Transcription factor (TF) binding to DNA is crucial for transcriptional regulation. There are multiple methods for mapping such binding. These methods balance between input requirements, spatial resolution, and compatibility with high-throughput automation. Here, we describe SLIM-ChIP (short-fragment-enriched, low-input, indexed MNase ChIP), which combines enzymatic fragmentation of chromatin and on-bead indexing to address these desiderata. SLIM-ChIP reproduces a high-resolution binding map of yeast Reb1 comparable with existing methods, yet with less input material and full compatibility with high-throughput procedures. We demonstrate the robustness and flexibility of SLIM-ChIP by probing additional factors in yeast and mouse. Finally, we show that SLIM-ChIP provides information on the chromatin landscape surrounding the bound transcription factor. We identify a class of Reb1 sites where the proximal −1 nucleosome tightly interacts with Reb1 and maintains unidirectional transcription.

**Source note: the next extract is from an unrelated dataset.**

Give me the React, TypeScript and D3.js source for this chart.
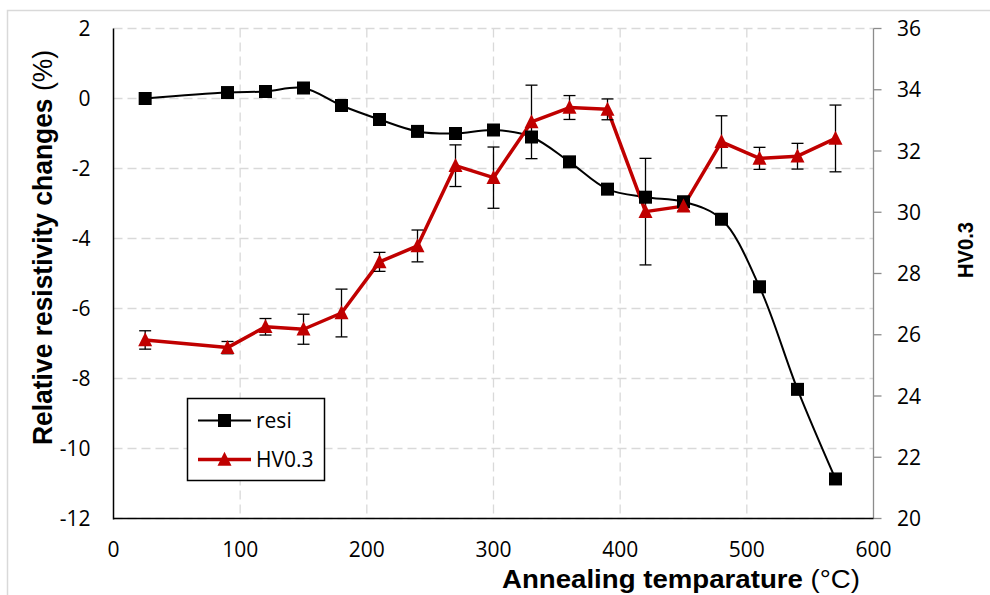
import * as d3 from "d3";

// annealing temperatures (°C)
const temps = [25, 90, 120, 150, 180, 210, 240, 270, 300, 330, 360, 390, 420, 450, 480, 510, 540, 570];
// relative resistivity change (%)
const resi = [0.0, 0.17, 0.2, 0.3, -0.2, -0.6, -0.94, -1.0, -0.9, -1.1, -1.81, -2.59, -2.82, -2.95, -3.45, -5.38, -8.31, -10.87];
// micro hardness HV0.3 and its error
const hv = [25.83, 25.58, 26.26, 26.18, 26.71, 28.38, 28.9, 31.52, 31.13, 32.95, 33.42, 33.36, 30.02, 30.2, 32.3, 31.76, 31.83, 32.41];
const hvErr = [0.3, 0.2, 0.27, 0.49, 0.78, 0.31, 0.52, 0.68, 1.0, 1.2, 0.39, 0.34, 1.74, 0.15, 0.85, 0.36, 0.42, 1.09];

const xTicks = [0, 100, 200, 300, 400, 500, 600];
const yLeftTicks = [2, 0, -2, -4, -6, -8, -10, -12];
const yRightTicks = [36, 34, 32, 30, 28, 26, 24, 22, 20];

const RED = "#C00000";
const GRID = "#d9d9d9";
const TICK_FONT = "'Open Sans', sans-serif";
const TITLE_FONT = "'Liberation Sans', Arial, sans-serif";

const left = 113.5, right = 873.5, top = 28.5, bottom = 518.5;

const x = d3.scaleLinear().domain([0, 600]).range([left, right]);
const yL = d3.scaleLinear().domain([-12, 2]).range([bottom, top]);
const yR = d3.scaleLinear().domain([20, 36]).range([bottom, top]);

const tri = (cx: number, cy: number, s: number) =>
  `M${cx},${cy - s * 0.55}L${cx + s / 2},${cy + s * 0.45}L${cx - s / 2},${cy + s * 0.45}Z`;

export default function App() {
  const resiLine = d3.line<number>()
    .x((_, i) => x(temps[i]))
    .y(d => yL(d))
    .curve(d3.curveCatmullRom.alpha(0.5))(resi) || "";

  const hvLine = d3.line<number>()
    .x((_, i) => x(temps[i]))
    .y(d => yR(d))(hv) || "";

  return (
    <svg width={990} height={595} style={{ position: "absolute", left: 0, top: 0, background: "#fff" }}>
      <rect x={7.5} y={10.5} width={1000} height={1000} fill="#fff" stroke={GRID} strokeWidth={1.5} />

      {/* grid */}
      {yLeftTicks.map(t => (
        <line key={"h" + t} x1={left} x2={right} y1={yL(t)} y2={yL(t)} stroke={GRID} strokeWidth={1.3} strokeDasharray="9,5" />
      ))}
      {xTicks.filter(t => t > 0 && t < 600).map(t => (
        <line key={"v" + t} x1={x(t)} x2={x(t)} y1={top} y2={bottom} stroke={GRID} strokeWidth={1.3} strokeDasharray="9,5" />
      ))}

      {/* axes */}
      <line x1={right} x2={right} y1={top} y2={bottom} stroke="#8c8c8c" strokeWidth={1.3} />
      {yRightTicks.map(t => (
        <line key={"rt" + t} x1={right} x2={right + 8} y1={yR(t)} y2={yR(t)} stroke="#8c8c8c" strokeWidth={1.3} />
      ))}
      <line x1={left} x2={left} y1={top} y2={bottom + 1} stroke="#000" strokeWidth={1.5} />
      <line x1={left} x2={right} y1={bottom} y2={bottom} stroke="#000" strokeWidth={1.5} />

      {/* tick labels */}
      <g fontFamily={TICK_FONT} fontSize={21} fill="#000">
        {yLeftTicks.map(t => (
          <text key={"l" + t} x={90.5} y={yL(t)} dy="0.36em" textAnchor="end">{t}</text>
        ))}
        {yRightTicks.map(t => (
          <text key={"r" + t} x={897} y={yR(t)} dy="0.36em" textAnchor="start">{t}</text>
        ))}
        {xTicks.map(t => (
          <text key={"x" + t} x={x(t)} y={557} textAnchor="middle">{t}</text>
        ))}
      </g>

      {/* titles */}
      <text transform="translate(52,247.5) rotate(-90)" textAnchor="middle" fontFamily={TITLE_FONT} fontSize={27}
        textLength={395} lengthAdjust="spacingAndGlyphs">
        <tspan fontWeight="bold">Relative resistivity changes </tspan><tspan>(%)</tspan>
      </text>
      <text x={681} y={588} textAnchor="middle" fontFamily={TITLE_FONT} fontSize={25}
        textLength={358} lengthAdjust="spacingAndGlyphs">
        <tspan fontWeight="bold">Annealing temparature </tspan><tspan>(°C)</tspan>
      </text>
      <text transform="translate(972.5,250) rotate(-90)" textAnchor="middle" fontFamily={TITLE_FONT} fontSize={22}
        fontWeight="bold" textLength={56} lengthAdjust="spacingAndGlyphs">HV0.3</text>

      {/* series */}
      <path d={resiLine} fill="none" stroke="#000" strokeWidth={2} />
      <path d={hvLine} fill="none" stroke={RED} strokeWidth={3.5} strokeLinejoin="round" />

      {hv.map((v, i) => {
        const cx = x(temps[i]);
        const y1 = yR(v + hvErr[i]);
        const y2 = yR(v - hvErr[i]);
        return (
          <g key={"e" + i} stroke="#000" strokeWidth={1.3}>
            <line x1={cx} x2={cx} y1={y1} y2={y2} />
            <line x1={cx - 6} x2={cx + 6} y1={y1} y2={y1} />
            <line x1={cx - 6} x2={cx + 6} y1={y2} y2={y2} />
          </g>
        );
      })}

      {resi.map((v, i) => (
        <rect key={"s" + i} x={x(temps[i]) - 6.5} y={yL(v) - 6.5} width={13} height={13} fill="#000" />
      ))}
      {hv.map((v, i) => (
        <path key={"t" + i} d={tri(x(temps[i]), yR(v), 14)} fill={RED} />
      ))}

      {/* legend */}
      <rect x={187.5} y={398.5} width={137} height={82} fill="#fff" stroke="#000" strokeWidth={1.5} />
      <line x1={198} x2={251} y1={420.5} y2={420.5} stroke="#000" strokeWidth={2} />
      <rect x={224.5 - 6.5} y={420.5 - 6.5} width={13} height={13} fill="#000" />
      <line x1={198} x2={251} y1={459.5} y2={459.5} stroke={RED} strokeWidth={3.5} />
      <path d={tri(224.5, 459.5, 14)} fill={RED} />
      <g fontFamily={TICK_FONT} fontSize={21} fill="#000">
        <text x={256} y={420.5} dy="0.36em">resi</text>
        <text x={256} y={459.5} dy="0.36em">HV0.3</text>
      </g>
    </svg>
  );
}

SLIM-ChIP is an attractive solution for mapping DNA binding proteins and charting the surrounding chromatin occupancy landscape at a single-cell level.

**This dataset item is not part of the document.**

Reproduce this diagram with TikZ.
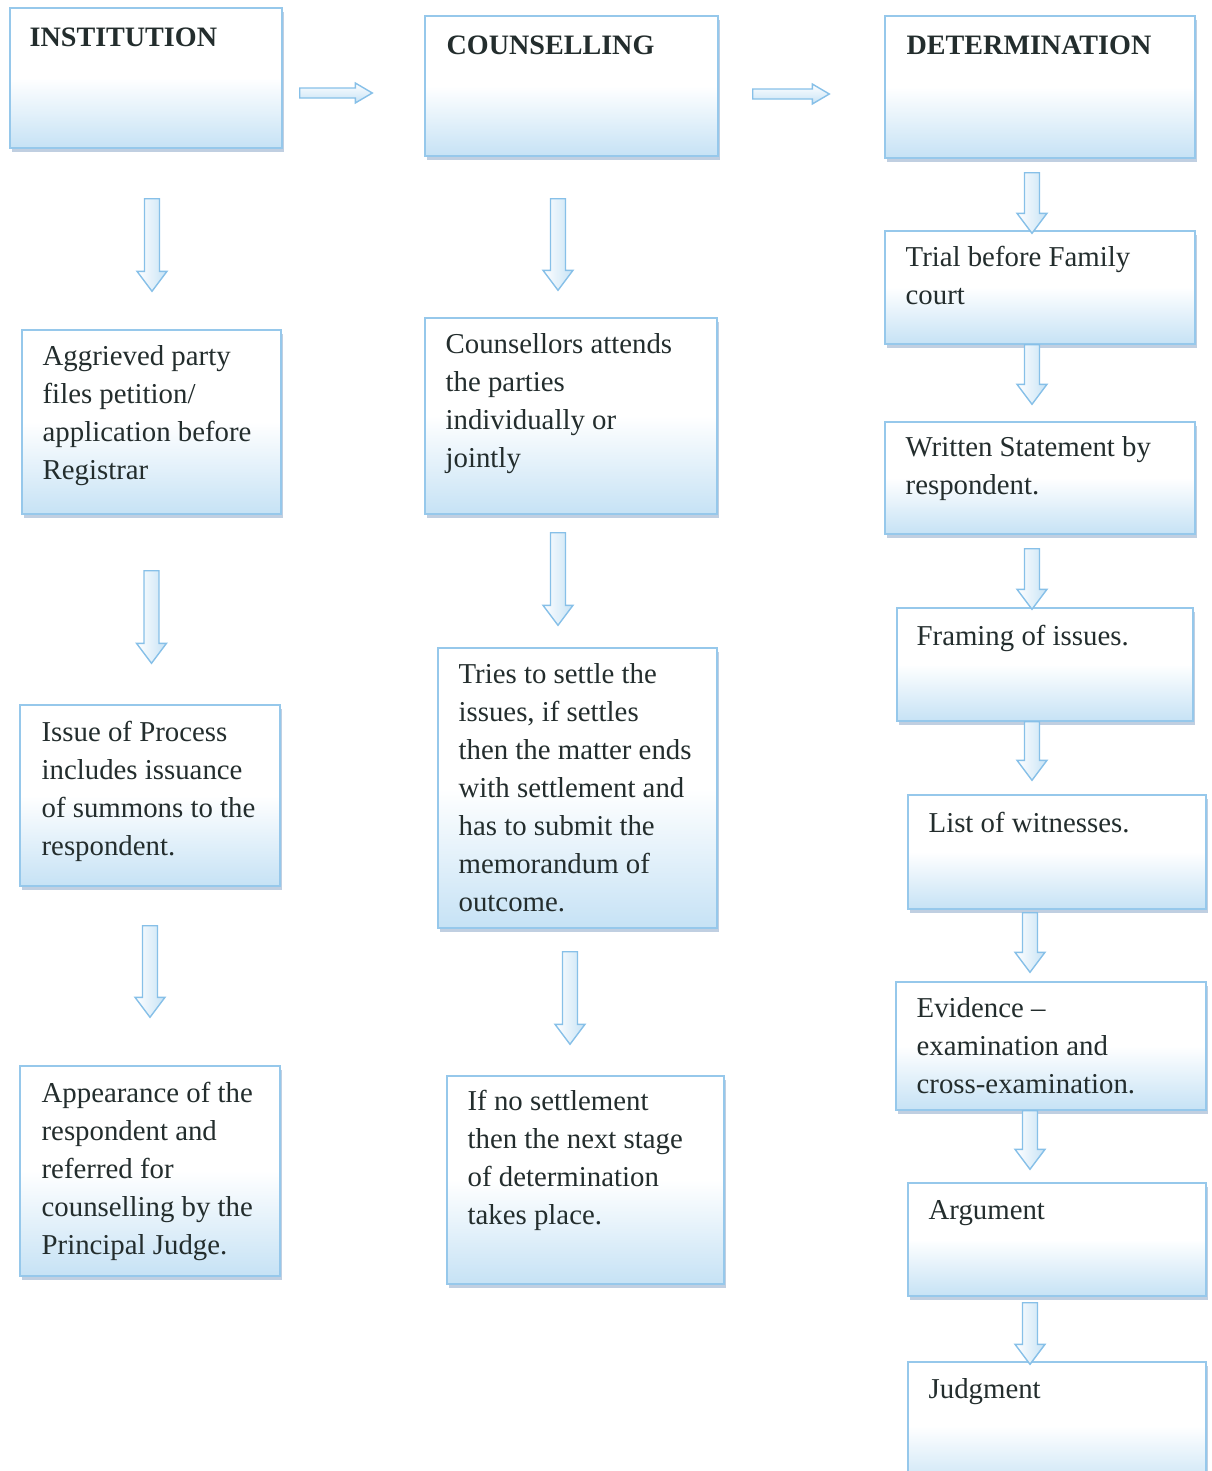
\documentclass[tikz,border=0pt]{standalone}
\usepackage{fontspec}
\setmainfont{Liberation Serif}
\usetikzlibrary{calc,fit,shadows}

\definecolor{boxline}{RGB}{150,200,235}
\definecolor{boxfill}{RGB}{198,226,245}
\definecolor{boxshadow}{RGB}{150,175,205}
\definecolor{arrowline}{RGB}{135,192,232}
\definecolor{inktext}{RGB}{35,45,45}

\tikzset{
  stagebox/.style={draw=boxline, line width=0.8pt, inner sep=0pt,
    top color=white, bottom color=boxfill, middle color=white,
    drop shadow={shadow xshift=1.2pt, shadow yshift=-2pt, fill=boxshadow, opacity=0.6}},
  stagetext/.style={anchor=base west, align=left, inner sep=0pt, text=inktext,
    font=\fontsize{16.4}{21.6}\selectfont},
  headtext/.style={stagetext, font=\fontsize{16}{21.6}\selectfont\bfseries},
  blockarrow/.style={draw=arrowline, line width=0.8pt, left color=white, right color=boxfill},
  sidearrow/.style={draw=arrowline, line width=0.8pt, top color=white, bottom color=boxfill}
}

% block arrow pointing down, from #1 to the height of #2
\newcommand{\downblock}[2]{%
  \draw[blockarrow] let \p1=(#1), \p2=(#2) in
    (\x1-0.15cm,\y1) -- (\x1+0.15cm,\y1) -- (\x1+0.15cm,\y2+0.4cm) -- (\x1+0.3cm,\y2+0.4cm)
    -- (\x1,\y2) -- (\x1-0.3cm,\y2+0.4cm) -- (\x1-0.15cm,\y2+0.4cm) -- cycle;}
% block arrow pointing right, from #1 to the abscissa of #2
\newcommand{\rightblock}[2]{%
  \draw[sidearrow] let \p1=(#1), \p2=(#2) in
    (\x1,\y1+0.1cm) -- (\x2-0.34cm,\y1+0.1cm) -- (\x2-0.34cm,\y1+0.2cm) -- (\x2,\y1)
    -- (\x2-0.34cm,\y1-0.2cm) -- (\x2-0.34cm,\y1-0.1cm) -- (\x1,\y1-0.1cm) -- cycle;}

\begin{document}
\begin{tikzpicture}[x=0.02cm, y=-0.02cm]
  \useasboundingbox (0,0) rectangle (1212,1471);
  \clip (0,0) rectangle (1212,1471);

  % Boxes
  \foreach \name/\xa/\ya/\xb/\yb in {inst/10/8/282/148, agg/22/330/281/514,
      issue/20/705/280/886, appear/20/1066/280/1276,
      couns/425/16/718/156, attend/425/318/717/514,
      tries/438/648/717/928, ifno/447/1076/724/1284,
      determ/885/16/1195/158, trial/885/231/1195/344,
      written/885/422/1195/534, framing/897/608/1193/721,
      witness/908/795/1206/909, evid/896/982/1206/1110,
      argum/908/1183/1206/1296, judg/908/1362/1206/1490} {
    \node[stagebox, fit={(\xa,\ya) (\xb,\yb)}] (\name) {};
  }

  % Texts (anchored at the baseline of the last line, 38 units per line)
  \node[headtext] (instT) at ($(inst.north west)+(20,39)$) {INSTITUTION};
  \node[headtext] (counsT) at ($(couns.north west)+(22,39)$) {COUNSELLING};
  \node[headtext] (determT) at ($(determ.north west)+(22,39)$) {DETERMINATION};

  \node[stagetext] (aggT) at ($(agg.north west)+(21,150)$)
    {Aggrieved party\\files petition/\\application before\\Registrar};
  \node[stagetext] (issueT) at ($(issue.north west)+(22,151)$)
    {Issue of Process\\includes issuance\\of summons to the\\respondent.};
  \node[stagetext] (appearT) at ($(appear.north west)+(22,189)$)
    {Appearance of the\\respondent and\\referred for\\counselling by the\\Principal Judge.};
  \node[stagetext] (attendT) at ($(attend.north west)+(21,150)$)
    {Counsellors attends\\the parties\\individually or\\jointly};
  \node[stagetext] (triesT) at ($(tries.north west)+(21,264)$)
    {Tries to settle the\\issues, if settles\\then the matter ends\\with settlement and\\has to submit the\\memorandum of\\outcome.};
  \node[stagetext] (ifnoT) at ($(ifno.north west)+(21,149)$)
    {If no settlement\\then the next stage\\of determination\\takes place.};
  \node[stagetext] (trialT) at ($(trial.north west)+(21,74)$) {Trial before Family\\court};
  \node[stagetext] (writtenT) at ($(written.north west)+(21,73)$) {Written Statement by\\respondent.};
  \node[stagetext] (framingT) at ($(framing.north west)+(20,38)$) {Framing of issues.};
  \node[stagetext] (witnessT) at ($(witness.north west)+(21,38)$) {List of witnesses.};
  \node[stagetext] (evidT) at ($(evid.north west)+(21,112)$)
    {Evidence --\\examination and\\cross-examination.};
  \node[stagetext] (argumT) at ($(argum.north west)+(21,37)$) {Argument};
  \node[stagetext] (judgT) at ($(judg.north west)+(21,37)$) {Judgment};

  % Arrows between the stages
  \rightblock{$(inst.east)+(17,15)$}{$(couns.west)+(-52,0)$}
  \rightblock{$(couns.east)+(34,8)$}{$(determ.west)+(-55,0)$}

  \downblock{$(inst.south)+(6,50)$}{$(agg.north)+(0,-38)$}
  \downblock{$(agg.south)+(0,56)$}{$(issue.north)+(0,-41)$}
  \downblock{$(issue.south)+(0,39)$}{$(appear.north)+(0,-48)$}

  \downblock{$(couns.south)+(-13.5,42)$}{$(attend.north)+(0,-27)$}
  \downblock{$(attend.south)+(-13,18)$}{$(tries.north)+(0,-22)$}
  \downblock{$(tries.south)+(-7.5,23)$}{$(ifno.north)+(0,-31)$}

  \downblock{$(determ.south)+(-8,14)$}{$(trial.north)+(0,3)$}
  \downblock{$(trial.south)+(-8,0)$}{$(written.north)+(0,-17)$}
  \downblock{$(written.south)+(-8,14)$}{$(framing.north)+(0,2)$}
  \downblock{$(framing.south)+(-13,0)$}{$(witness.north)+(0,-14)$}
  \downblock{$(witness.south)+(-27,3)$}{$(evid.north)+(0,-9)$}
  \downblock{$(evid.south)+(-21,0)$}{$(argum.north)+(0,-13)$}
  \downblock{$(argum.south)+(-27,6)$}{$(judg.north)+(0,3)$}
\end{tikzpicture}
\end{document}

SLIM-ChIP is a low-input, robust, high-resolution, automatable TF mapping protocol
SLIM-ChIP is applicable to a range of TFs from yeast to mammals
DNA fragments from SLIM-ChIP provide targeted footprinting at the bound site
RSC-mediated Reb1-nucleosome interactions affect promoter directionality
Mapping transcription factors binding to DNA by chromatin immunoprecipitation sequencing is a key step in studying transcriptional programs. Gutin et al. introduce SLIM-ChIP, a simple, automation compatible protocol, that provides insights about the chromatin landscape at the bound sites. Using this protocol, they discover promoter architectures that enforce unidirectional transcription.